Looking back at those years of complete pain and brokenness, I am grateful. I am grateful for who I became and all that I learned. Out of all that hurt came a beautiful baby boy, an amazing small business, a stronger relationship with my husband, and a true understanding of who God is. Remember when I said there was nothing that God could do that could make up for taking Aria? He did. The best thing He did was show me who He is, how much He loves me, and how I should build my identity in Him.
I can talk about losing Aria without crying- that took forever! & I feel ready to help my son celebrate the good times in life, but also know that the bad times don't last forever. My husband and I know that our marriage is a true gift from God- we went through something so tragic at such a young age and so early into our marriage and we got through it.

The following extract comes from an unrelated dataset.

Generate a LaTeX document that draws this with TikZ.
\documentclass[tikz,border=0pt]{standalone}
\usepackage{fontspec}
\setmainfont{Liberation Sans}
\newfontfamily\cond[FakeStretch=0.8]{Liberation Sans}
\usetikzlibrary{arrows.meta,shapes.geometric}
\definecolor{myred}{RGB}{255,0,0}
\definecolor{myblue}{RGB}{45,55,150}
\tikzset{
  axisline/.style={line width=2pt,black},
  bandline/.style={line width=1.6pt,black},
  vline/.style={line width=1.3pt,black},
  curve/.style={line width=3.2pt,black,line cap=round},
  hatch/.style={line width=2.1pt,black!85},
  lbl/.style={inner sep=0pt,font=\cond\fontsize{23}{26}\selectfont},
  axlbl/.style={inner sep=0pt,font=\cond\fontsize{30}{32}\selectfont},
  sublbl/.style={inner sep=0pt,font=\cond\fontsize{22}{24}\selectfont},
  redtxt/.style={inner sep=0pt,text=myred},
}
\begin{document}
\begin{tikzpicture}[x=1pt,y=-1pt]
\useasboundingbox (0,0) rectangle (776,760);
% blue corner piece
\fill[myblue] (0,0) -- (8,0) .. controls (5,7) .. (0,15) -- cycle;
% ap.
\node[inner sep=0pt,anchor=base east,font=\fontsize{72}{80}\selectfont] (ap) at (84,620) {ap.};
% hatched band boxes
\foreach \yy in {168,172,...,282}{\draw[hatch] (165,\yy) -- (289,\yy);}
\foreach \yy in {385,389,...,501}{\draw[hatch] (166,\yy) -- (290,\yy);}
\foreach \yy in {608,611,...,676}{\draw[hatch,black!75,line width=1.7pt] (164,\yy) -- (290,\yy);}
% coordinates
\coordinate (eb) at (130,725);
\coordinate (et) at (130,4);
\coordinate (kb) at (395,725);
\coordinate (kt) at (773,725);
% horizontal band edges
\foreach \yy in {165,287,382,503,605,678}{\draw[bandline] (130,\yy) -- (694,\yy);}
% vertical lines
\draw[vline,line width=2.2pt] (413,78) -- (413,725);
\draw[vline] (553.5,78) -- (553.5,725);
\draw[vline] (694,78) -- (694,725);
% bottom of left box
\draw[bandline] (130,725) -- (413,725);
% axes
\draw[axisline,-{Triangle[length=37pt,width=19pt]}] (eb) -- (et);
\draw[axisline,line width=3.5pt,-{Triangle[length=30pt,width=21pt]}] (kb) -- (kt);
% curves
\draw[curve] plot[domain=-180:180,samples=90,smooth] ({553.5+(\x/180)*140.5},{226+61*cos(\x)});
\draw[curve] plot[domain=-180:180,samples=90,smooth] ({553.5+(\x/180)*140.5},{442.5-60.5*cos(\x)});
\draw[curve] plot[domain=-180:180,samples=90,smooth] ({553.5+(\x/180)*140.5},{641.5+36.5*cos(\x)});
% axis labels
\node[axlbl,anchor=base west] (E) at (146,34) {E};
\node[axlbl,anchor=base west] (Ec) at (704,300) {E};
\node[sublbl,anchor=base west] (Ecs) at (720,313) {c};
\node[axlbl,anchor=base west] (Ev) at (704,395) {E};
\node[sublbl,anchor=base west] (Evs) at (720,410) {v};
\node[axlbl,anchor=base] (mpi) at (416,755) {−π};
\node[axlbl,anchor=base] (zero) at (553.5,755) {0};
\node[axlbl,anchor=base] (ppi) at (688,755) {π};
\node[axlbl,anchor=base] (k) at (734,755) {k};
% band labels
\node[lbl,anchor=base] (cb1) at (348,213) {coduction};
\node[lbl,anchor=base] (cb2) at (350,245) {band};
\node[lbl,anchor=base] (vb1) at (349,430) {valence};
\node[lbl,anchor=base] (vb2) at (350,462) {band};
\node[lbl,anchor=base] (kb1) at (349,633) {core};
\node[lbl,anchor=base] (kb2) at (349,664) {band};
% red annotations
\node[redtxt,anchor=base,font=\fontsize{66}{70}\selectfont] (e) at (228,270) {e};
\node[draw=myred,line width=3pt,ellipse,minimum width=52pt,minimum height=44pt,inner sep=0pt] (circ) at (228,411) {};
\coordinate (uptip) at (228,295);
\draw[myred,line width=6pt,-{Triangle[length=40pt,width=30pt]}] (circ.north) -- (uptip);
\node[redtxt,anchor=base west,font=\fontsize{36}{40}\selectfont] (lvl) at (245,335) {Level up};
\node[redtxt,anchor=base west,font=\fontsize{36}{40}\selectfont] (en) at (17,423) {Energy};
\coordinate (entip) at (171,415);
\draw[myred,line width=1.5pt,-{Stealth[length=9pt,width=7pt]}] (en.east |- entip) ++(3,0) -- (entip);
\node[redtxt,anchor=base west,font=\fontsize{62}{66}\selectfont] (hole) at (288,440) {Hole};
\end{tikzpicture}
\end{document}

Now for the funny part... on June 7 of this year, one day before my son turned one year old (& I turned a year older - since we share the same birthday), I woke up feeling funny. I had been having some hormonal issues, but I thought they were a result of my body resetting after weaning my son from breastfeeding. I asked Dr. Google what it could be and he just kept telling me "pregnant." Obviously he didn't know me because that wasn't possible. I can't get pregnant on my own. Besides, we weren't even trying. I was going to call a more reliable source (my doctor) since she would know what was wrong, but my curiosity got the best of me. I had one pregnancy test stashed in the closet, so I took it just for fun. I left it on the counter without looking at it and went to go make breakfast. I half forgot about it. Ten minutes later, I came back to throw it away and when I glanced down..... PREGNANT was all I saw. What?!? How?!? Is this some kind of a joke?!?

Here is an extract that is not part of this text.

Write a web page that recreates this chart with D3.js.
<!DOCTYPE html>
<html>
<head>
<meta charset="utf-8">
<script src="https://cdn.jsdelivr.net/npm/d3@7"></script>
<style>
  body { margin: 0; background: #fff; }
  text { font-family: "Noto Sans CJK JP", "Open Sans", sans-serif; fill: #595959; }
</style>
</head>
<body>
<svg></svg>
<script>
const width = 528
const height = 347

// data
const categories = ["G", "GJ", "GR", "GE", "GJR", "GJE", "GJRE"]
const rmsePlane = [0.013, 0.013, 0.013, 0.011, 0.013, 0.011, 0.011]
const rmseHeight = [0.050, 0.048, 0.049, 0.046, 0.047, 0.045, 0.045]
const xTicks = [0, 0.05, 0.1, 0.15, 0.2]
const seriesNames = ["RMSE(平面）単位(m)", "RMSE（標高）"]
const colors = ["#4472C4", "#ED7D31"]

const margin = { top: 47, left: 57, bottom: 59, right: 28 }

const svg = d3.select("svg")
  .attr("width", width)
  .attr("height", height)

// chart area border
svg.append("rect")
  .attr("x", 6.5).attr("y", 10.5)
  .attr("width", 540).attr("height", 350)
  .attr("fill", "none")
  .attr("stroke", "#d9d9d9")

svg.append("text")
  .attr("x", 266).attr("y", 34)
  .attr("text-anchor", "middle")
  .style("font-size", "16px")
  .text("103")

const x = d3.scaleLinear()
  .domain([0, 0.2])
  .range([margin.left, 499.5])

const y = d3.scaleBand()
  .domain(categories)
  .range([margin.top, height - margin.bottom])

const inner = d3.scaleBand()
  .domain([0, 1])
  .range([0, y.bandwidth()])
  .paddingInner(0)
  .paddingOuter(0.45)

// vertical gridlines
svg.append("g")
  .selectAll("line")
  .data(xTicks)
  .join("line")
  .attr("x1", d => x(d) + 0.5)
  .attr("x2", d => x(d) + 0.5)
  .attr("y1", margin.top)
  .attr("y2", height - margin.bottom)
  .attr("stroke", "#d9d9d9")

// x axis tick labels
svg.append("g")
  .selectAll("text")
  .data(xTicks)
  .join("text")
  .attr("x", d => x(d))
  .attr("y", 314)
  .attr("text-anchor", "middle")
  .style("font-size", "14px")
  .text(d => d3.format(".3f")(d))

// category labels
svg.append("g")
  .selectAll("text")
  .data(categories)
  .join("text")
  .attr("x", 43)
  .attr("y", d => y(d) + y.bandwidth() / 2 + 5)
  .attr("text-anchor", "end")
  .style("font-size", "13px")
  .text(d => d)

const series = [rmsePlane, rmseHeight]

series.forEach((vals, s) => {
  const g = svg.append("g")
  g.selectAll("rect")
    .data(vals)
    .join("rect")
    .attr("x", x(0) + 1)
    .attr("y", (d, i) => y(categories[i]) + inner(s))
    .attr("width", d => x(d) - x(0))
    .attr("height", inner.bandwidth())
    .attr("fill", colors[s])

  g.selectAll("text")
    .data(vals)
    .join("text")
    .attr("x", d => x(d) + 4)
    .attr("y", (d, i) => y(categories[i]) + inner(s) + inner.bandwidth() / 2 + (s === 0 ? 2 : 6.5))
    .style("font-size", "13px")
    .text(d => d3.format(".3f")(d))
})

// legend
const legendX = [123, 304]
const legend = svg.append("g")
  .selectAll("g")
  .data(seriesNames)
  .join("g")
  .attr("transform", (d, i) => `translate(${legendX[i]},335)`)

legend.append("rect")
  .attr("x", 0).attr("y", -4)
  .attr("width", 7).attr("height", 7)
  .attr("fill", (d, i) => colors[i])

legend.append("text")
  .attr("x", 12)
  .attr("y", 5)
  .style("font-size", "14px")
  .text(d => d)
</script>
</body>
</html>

I told my half asleep husband, and all we did was laugh. What else could we do... our journey was full of surprises and honestly, most of the surprises really sucked. But this surprise... THIS was God showing off. THIS was God saying that He can and will do more than we could ever hope for - when we least expect it. This miracle speaks so much more about who God is rather than who I am... this is one of my biggest takeaways. Oh if my 24 year old self knew what would happen in a few years...
My pregnancy so far has been so beautiful. I don't worry at all about the health of our baby. I thank God every day for His faithfulness and I just live in gratitude. I've taken maybe two pregnancy pictures so far LOL and instead of focusing on making sure everything is okay with my baby, I know that everything will be fine. What is everything? I don't know, but it will be fine.